- The man was arrested Friday as he returned to the United States
- Authorities say he had traveled to Kenya and was hoping to gon on to Somalia
- Prosecutors say he claimed he intended to join the terrorist group Al-Shabaab
- An official says there is no indication that any military information was compromised
A former U.S. Army soldier was charged Monday with attempting to travel to Somalia to join the terrorist group Al-Shabaab, according to the Justice Department.
Craig Benedict Baxam, 24, was arrested Friday at Baltimore-Washington International Airport as he returned from a failed effort to get to Somalia, authorities said.
The Maryland resident had an initial court appearance Monday afternoon on the charge of attempting to provide material support to a terrorist group.
The only time Baxam spoke during the hearing was to respond "Yes" when the judge asked if he understood the charge against him and the possible penalty.
Magistrate Judge William Connolly ordered that Baxam will remain in jail at least until he returns to court Wednesday for a detention hearing.
According to a criminal complaint, Baxam departed the United States on December 20 en route to Kenya and tried to travel on to Somalia from there. He was arrested by Kenyan authorities on December 23, on suspicion of terrorism.
Baxam was interviewed twice by FBI agents while he was in Kenyan custody and allegedly told them he wanted to join Al-Shabaab, live under Sharia law and never intended to to leave Somalia. According to the criminal complaint, Baxam said he was "looking for dying with a gun in my hand" and said he would be guaranteed a place in paradise.
Prosecutors say Baxam secretly converted to Islam just days before leaving the Army in July. He joined the Army in 2007 and underwent eight months of advanced training for cryptology and intelligence, according to the government. After his training, Baxam was deployed to Baghdad and to South Korea where he separated from the service one month before the completion of his deployment. The court document does not explain how Baxam left the Army early.
A law enforcement official said there is no information to suggest Baxam compromised any military information.

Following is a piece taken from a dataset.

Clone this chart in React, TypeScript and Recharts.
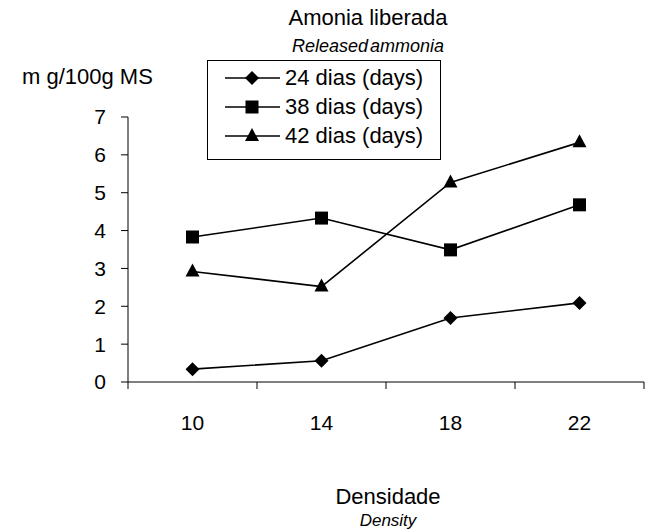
import React from 'react'
import { LineChart, Line, XAxis, YAxis, Legend } from 'recharts'

const densities = ['10', '14', '18', '22']
const dias24 = [0.34, 0.56, 1.69, 2.09]
const dias38 = [3.83, 4.33, 3.49, 4.68]
const dias42 = [2.92, 2.52, 5.27, 6.33]
const yTicks = [0, 1, 2, 3, 4, 5, 6, 7]
const xTicks = [0, 0.5, 1, 1.5, 2, 2.5, 3, 3.5, 4]

const font = '"Liberation Sans", Arial, sans-serif'

// categories sit in the middle of each band, like the old spreadsheet chart
const data = densities.map((d, i) => ({
  pos: i + 0.5,
  density: d,
  d24: dias24[i],
  d38: dias38[i],
  d42: dias42[i],
}))

type Marker = 'diamond' | 'square' | 'triangle'

function markerPath(kind: Marker, cx: number, cy: number) {
  if (kind === 'diamond') return `M${cx} ${cy - 7}L${cx + 7} ${cy}L${cx} ${cy + 7}L${cx - 7} ${cy}Z`
  if (kind === 'square') return `M${cx - 6.5} ${cy - 6.5}h13v13h-13Z`
  return `M${cx} ${cy - 8}L${cx + 7} ${cy + 5}L${cx - 7} ${cy + 5}Z`
}

const makeDot = (kind: Marker) => (props: any) => {
  const { cx, cy, index } = props
  if (cx == null || cy == null) return <g key={`${kind}-${index}`} />
  return <path key={`${kind}-${index}`} d={markerPath(kind, cx, cy)} fill="#000" />
}

const series: { key: string; name: string; kind: Marker }[] = [
  { key: 'd24', name: '24 dias (days)', kind: 'diamond' },
  { key: 'd38', name: '38 dias (days)', kind: 'square' },
  { key: 'd42', name: '42 dias (days)', kind: 'triangle' },
]

function XTick(props: any) {
  const { x, y, payload } = props
  const v = payload.value as number
  if (Number.isInteger(v)) {
    return <line x1={x} y1={y} x2={x} y2={y + 7} stroke="#000" strokeWidth={1} />
  }
  return (
    <text x={x} y={y + 40} textAnchor="middle" dominantBaseline="central" fontSize={21} fontFamily={font} fill="#000">
      {densities[Math.floor(v)]}
    </text>
  )
}

function LegendBox() {
  return (
    <div style={{ border: '1px solid #000', width: 232, height: 96, boxSizing: 'content-box', background: '#fff', paddingTop: 2 }}>
      {series.map((s) => (
        <div key={s.key} style={{ display: 'flex', alignItems: 'center', height: 29, marginLeft: 16 }}>
          <svg width={58} height={20} style={{ display: 'block' }}>
            <line x1={1} y1={10} x2={56} y2={10} stroke="#000" strokeWidth={1.6} />
            <path d={markerPath(s.kind, 28, 10)} fill="#000" />
          </svg>
          <span style={{ fontSize: 22, fontFamily: font, color: '#000', marginLeft: 3, lineHeight: 1 }}>{s.name}</span>
        </div>
      ))}
    </div>
  )
}

const textBase: React.CSSProperties = {
  position: 'absolute',
  fontFamily: font,
  color: '#000',
  lineHeight: 1,
  whiteSpace: 'nowrap',
  transform: 'translate(-50%, -50%)',
}

export default function App() {
  return (
    <div style={{ position: 'absolute', left: 0, top: 0, width: 645, height: 530, background: '#fff' }}>
      <LineChart width={645} height={530} data={data} margin={{ top: 117, right: 1, bottom: 88, left: 0 }}>
        <XAxis
          dataKey="pos"
          type="number"
          domain={[0, 4]}
          ticks={xTicks}
          interval={0}
          tick={<XTick />}
          tickLine={false}
          tickSize={0}
          tickMargin={0}
          height={60}
          axisLine={{ stroke: '#000', strokeWidth: 1 }}
        />
        <YAxis
          type="number"
          domain={[0, 7]}
          ticks={yTicks}
          interval={0}
          width={128}
          tickSize={7}
          tickMargin={15}
          tick={{ fontSize: 21, fontFamily: font, fill: '#000' }}
          tickLine={{ stroke: '#000' }}
          axisLine={{ stroke: '#000', strokeWidth: 1 }}
        />
        <Legend
          layout="horizontal"
          verticalAlign="middle"
          align="center"
          content={<LegendBox />}
          wrapperStyle={{ position: 'absolute', left: 207, top: 60, width: 'auto', height: 'auto' }}
        />
        {series.map((s) => (
          <Line
            key={s.key}
            dataKey={s.key}
            name={s.name}
            stroke="#000"
            strokeWidth={1.6}
            dot={makeDot(s.kind)}
            activeDot={false}
            isAnimationActive={false}
          />
        ))}
      </LineChart>
      <div style={{ ...textBase, left: 368, top: 18, fontSize: 22 }}>Amonia liberada</div>
      <div style={{ ...textBase, left: 368, top: 46, fontSize: 18, fontStyle: 'italic', wordSpacing: -3 }}>Released ammonia</div>
      <div style={{ ...textBase, left: 22, top: 77, fontSize: 22, transform: 'translate(0, -50%)' }}>m g/100g MS</div>
      <div style={{ ...textBase, left: 388, top: 497, fontSize: 22 }}>Densidade</div>
      <div style={{ ...textBase, left: 388, top: 520, fontSize: 17, fontStyle: 'italic' }}>Density</div>
    </div>
  )
}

"Mr. Baxam was caught in Kenya before he reached Somalia, and there is no allegation that anyone assisted him," said Rod Rosenstein, U.S. attorney for the District of Maryland.
According to the criminal complaint, Baxam told the FBI he didn't have names of any contacts to reach out to in Somalia but that he "trusted in Allah."
"He was asked what he thought his role would be with Al-Shabaab to which he stated that he would just be another body there," according to the court document.
Prosecutors say Baxam cashed out his retirement savings account of a little over $3,600 dollars and purchased a round trip ticket to Kenya to avoid arousing suspicion. He allegedly planned to give Al-Shabaab some amount between $600 and $700 dollars as an offering upon his arrival, authorities said.
"FBI Special Agents in Africa, working alongside our Kenyan police partners, worked together to stop an individual who is now alleged to have been on his way to join a major terrorist group," said Richard McFeely, the FBI agent in charge of the Baltimore office. "This spirit of cooperation in fighting terrorism continues to transcend borders around the world."
If convicted of attempting to provide material support to terrorists, Baxam faces a maximum sentence of 15 years in prison followed by three years of supervised release.